Pain Management for the Weekend Warrior

By Michael Sabia, MD
Division Head, Pain Management
Cooper University Health Care

Whether you work full- or part-time, are a student, a busy mom or dad juggling family obligations, or all of the above, one thing you may all have in common is finding time to exercise during the week. Despite your best intentions, there is just not enough time. So what are your options? Not workout at all? Only workout during the weekend?

Squeezing in a workout on the weekend is perfectly fine. But cramming in two hours a day of high intensity training on a Saturday and Sunday can have negative health consequences. You may ask yourself, “What’s the real harm in doing an intense workout for several hours a day only on the weekend?” These extended workouts that occur only on the weekends are similar to a “fad diet.” If you’re on the celery diet for a week, then go back to the way you ate previously, you may lose a few pounds, but then you’re going to gain it back.

The people who spend hours and hours in the gym on the weekend to “catch up” for what they missed during the week are putting a lot of stress and strain on their muscles, joints, ligaments, tendons, and the body in general. Some of the high-intensity, interval training exercises that are done for extended periods of time leave your body in a pro-inflammatory state. Regrouping and healing from this weekend torment can take days to weeks. It can disrupt your normal sleep-wake pattern, alter your appetite, and affect your mood.

We can survive a 20-mile run to find our way back from being stranded in the desert or carry a wounded friend on our back to shelter in an emergency. But we’re not designed to do these heroic events routinely.

Our body responds much better to a routine. A daily or every other day low impact, stretching, strengthening exercise routine that takes 15-30 minutes will serve our bodies much better in the long run. Box jumps for an hour, twenty sets of power clings and presses, or two hours of Zumba aren’t the only way to get your heart rate up and break a sweat. A brief and frequent exercise routine combined with the right diet can serve you well.

How do you know you over did it? How can you differentiate normal post workout soreness from your body trying to heal an injury? The pain from your body trying to heal an injury may be located in the same area as “normal soreness” but most of the time the quality of the pain will be different. Sharp, burning, radiating pain more commonly accompany an injury as opposed to the usual achy pain that we feel after a tough workout. Pain that persists beyond the usual few days or a week after a workout should start to spark a concern. Pain that occurs spontaneously, without any provoking factors, may be an alarm your body is signaling telling you there is something wrong.

What do you do once you’re in this painful category? Thankfully, there are a multitude of treatment options that can get you back in to your routine. Getting evaluated by your primary care physician is the first step.

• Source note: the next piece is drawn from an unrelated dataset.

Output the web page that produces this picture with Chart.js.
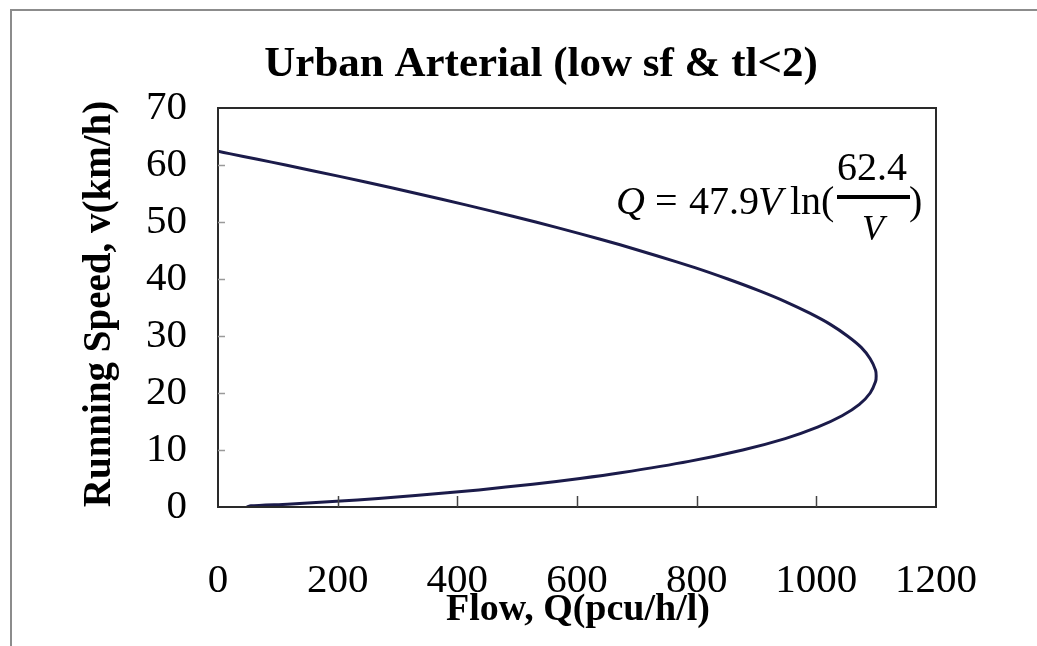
<!DOCTYPE html>
<html>
<head>
<meta charset="utf-8">
<script src="https://cdn.jsdelivr.net/npm/chart.js@4.4.1/dist/chart.umd.min.js"></script>
<style>
html,body{margin:0;padding:0;background:#fff;}
canvas{display:block;}
</style>
</head>
<body>
<canvas id="c" width="1037" height="646"></canvas>
<script>
// ---- text ----
const chartTitle = 'Urban Arterial (low sf & tl<2)';
const xAxisTitle = 'Flow, Q(pcu/h/l)';
const yAxisTitle = 'Running Speed, v(km/h)';

// ---- tick labels ----
const xTickValues = [0, 200, 400, 600, 800, 1000, 1200];
const yTickValues = [0, 10, 20, 30, 40, 50, 60, 70];

// ---- series: speed-flow curve ----
const speeds = [62.4, 62, 61, 60, 58, 56, 54, 52, 50, 48, 46, 44, 42, 40, 38, 36, 34, 32, 30, 28, 26, 24, 23, 22, 20, 18, 16, 14, 12, 10, 8, 6, 5, 4, 3, 2, 1.5, 1, 0.5, 0.2, 0];
const flows  = [0, 19, 66, 113, 203, 290, 374, 454, 531, 603, 672, 736, 797, 852, 903, 949, 989, 1024, 1052, 1075, 1090, 1099, 1100, 1099, 1090, 1072, 1043, 1002, 948, 877, 787, 673, 605, 526, 436, 330, 268, 198, 116, 55, 48];

const FONT = '"Liberation Serif", "Times New Roman", serif';

const points = flows.map((q, i) => ({x: q, y: speeds[i]}));

const decor = {
  id: 'decor',
  beforeDraw(chart) {
    const ctx = chart.ctx;
    ctx.save();
    ctx.fillStyle = '#fff';
    ctx.fillRect(0, 0, chart.width, chart.height);
    // outer frame (left and top visible)
    ctx.strokeStyle = '#8c8c8c';
    ctx.lineWidth = 2;
    ctx.beginPath();
    ctx.moveTo(11, chart.height);
    ctx.lineTo(11, 10);
    ctx.lineTo(chart.width, 10);
    ctx.stroke();
    ctx.restore();
  },
  afterDraw(chart) {
    const {ctx, chartArea: a, scales: {x, y}} = chart;
    ctx.save();
    // plot box
    ctx.strokeStyle = '#2a2a2a';
    ctx.lineWidth = 2;
    ctx.strokeRect(a.left, a.top, a.right - a.left, a.bottom - a.top);
    // inner y tick marks
    ctx.strokeStyle = '#9a9a9a';
    ctx.lineWidth = 1.5;
    yTickValues.slice(1, -1).forEach(v => {
      const py = Math.round(y.getPixelForValue(v)) + 0.5;
      ctx.beginPath();
      ctx.moveTo(a.left, py);
      ctx.lineTo(a.left + 7, py);
      ctx.stroke();
    });
    // inner x tick marks
    ctx.strokeStyle = '#444';
    ctx.lineWidth = 1.5;
    xTickValues.slice(1, -1).forEach(v => {
      const px = Math.round(x.getPixelForValue(v)) + 0.5;
      ctx.beginPath();
      ctx.moveTo(px, a.bottom);
      ctx.lineTo(px, a.bottom - 11);
      ctx.stroke();
    });

    ctx.fillStyle = '#000';
    // chart title
    ctx.font = 'bold 43px ' + FONT;
    ctx.textAlign = 'center';
    ctx.textBaseline = 'alphabetic';
    ctx.fillText(chartTitle, 541, 76);

    // x axis title
    ctx.font = 'bold 38px ' + FONT;
    ctx.fillText(xAxisTitle, 578, 620);

    // y axis title
    ctx.save();
    ctx.translate(100, 304);
    ctx.rotate(-Math.PI / 2);
    ctx.font = 'bold 39px ' + FONT;
    ctx.textBaseline = 'middle';
    ctx.fillText(yAxisTitle, 0, 0);
    ctx.restore();

    // equation Q = 47.9V ln(62.4/V)
    ctx.textAlign = 'left';
    ctx.textBaseline = 'alphabetic';
    const base = 214;
    ctx.font = 'italic 40px ' + FONT;
    ctx.fillText('Q', 616, base);
    ctx.font = '40px ' + FONT;
    ctx.fillText('=', 655, base);
    ctx.fillText('47.9', 689, base);
    ctx.font = 'italic 40px ' + FONT;
    ctx.fillText('V', 758, base);
    ctx.font = '40px ' + FONT;
    ctx.fillText('ln(', 790, base);
    ctx.textAlign = 'center';
    ctx.fillText('62.4', 872, 180);
    ctx.fillRect(837, 195, 73, 4);
    ctx.font = 'italic 36px ' + FONT;
    ctx.fillText('V', 873, 240);
    ctx.font = '40px ' + FONT;
    ctx.textAlign = 'left';
    ctx.fillText(')', 909, base);
    ctx.restore();
  }
};

new Chart(document.getElementById('c'), {
  type: 'scatter',
  data: {
    datasets: [{
      data: points,
      showLine: true,
      borderColor: '#1b1b4a',
      borderWidth: 3,
      pointRadius: 0,
      tension: 0.2,
      fill: false
    }]
  },
  options: {
    responsive: false,
    animation: false,
    devicePixelRatio: 1,
    layout: {padding: {left: 0, right: 101, top: 108, bottom: 0}},
    plugins: {legend: {display: false}, tooltip: {enabled: false}, title: {display: false}},
    scales: {
      x: {
        type: 'linear',
        min: 0, max: 1200,
        afterBuildTicks: s => { s.ticks = xTickValues.map(v => ({value: v})); },
        afterFit: s => { s.height = 139; },
        grid: {display: false, drawTicks: false},
        border: {display: true, color: '#111', width: 2},
        ticks: {color: '#000', font: {family: FONT, size: 41}, padding: 50, maxRotation: 0, autoSkip: false,
                callback: v => String(v)}
      },
      y: {
        type: 'linear',
        min: 0, max: 70,
        afterBuildTicks: s => { s.ticks = yTickValues.map(v => ({value: v})); },
        afterFit: s => { s.width = 218; },
        grid: {display: false, drawTicks: false},
        border: {display: true, color: '#111', width: 2},
        ticks: {color: '#000', font: {family: FONT, size: 41}, padding: 31, autoSkip: false,
                callback: v => String(v)}
      }
    }
  },
  plugins: [decor]
});
</script>
</body>
</html>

A thorough history and physical will lead them to a treatment algorithm that includes: oral medications, physical therapy, further testing, referral to a pain specialist, or referral to a surgeon.

If you go down the referral path where you need to see a pain specialist or a surgeon there is still a good chance that you don’t need surgery to get you out of this rut. There are a host of minimally invasive injection/treatment options that your pain specialist will most likely be able to offer you. No matter how you got here, taking initiative by letting your primary care doctor know that you’re in pain will get you back to enjoying life.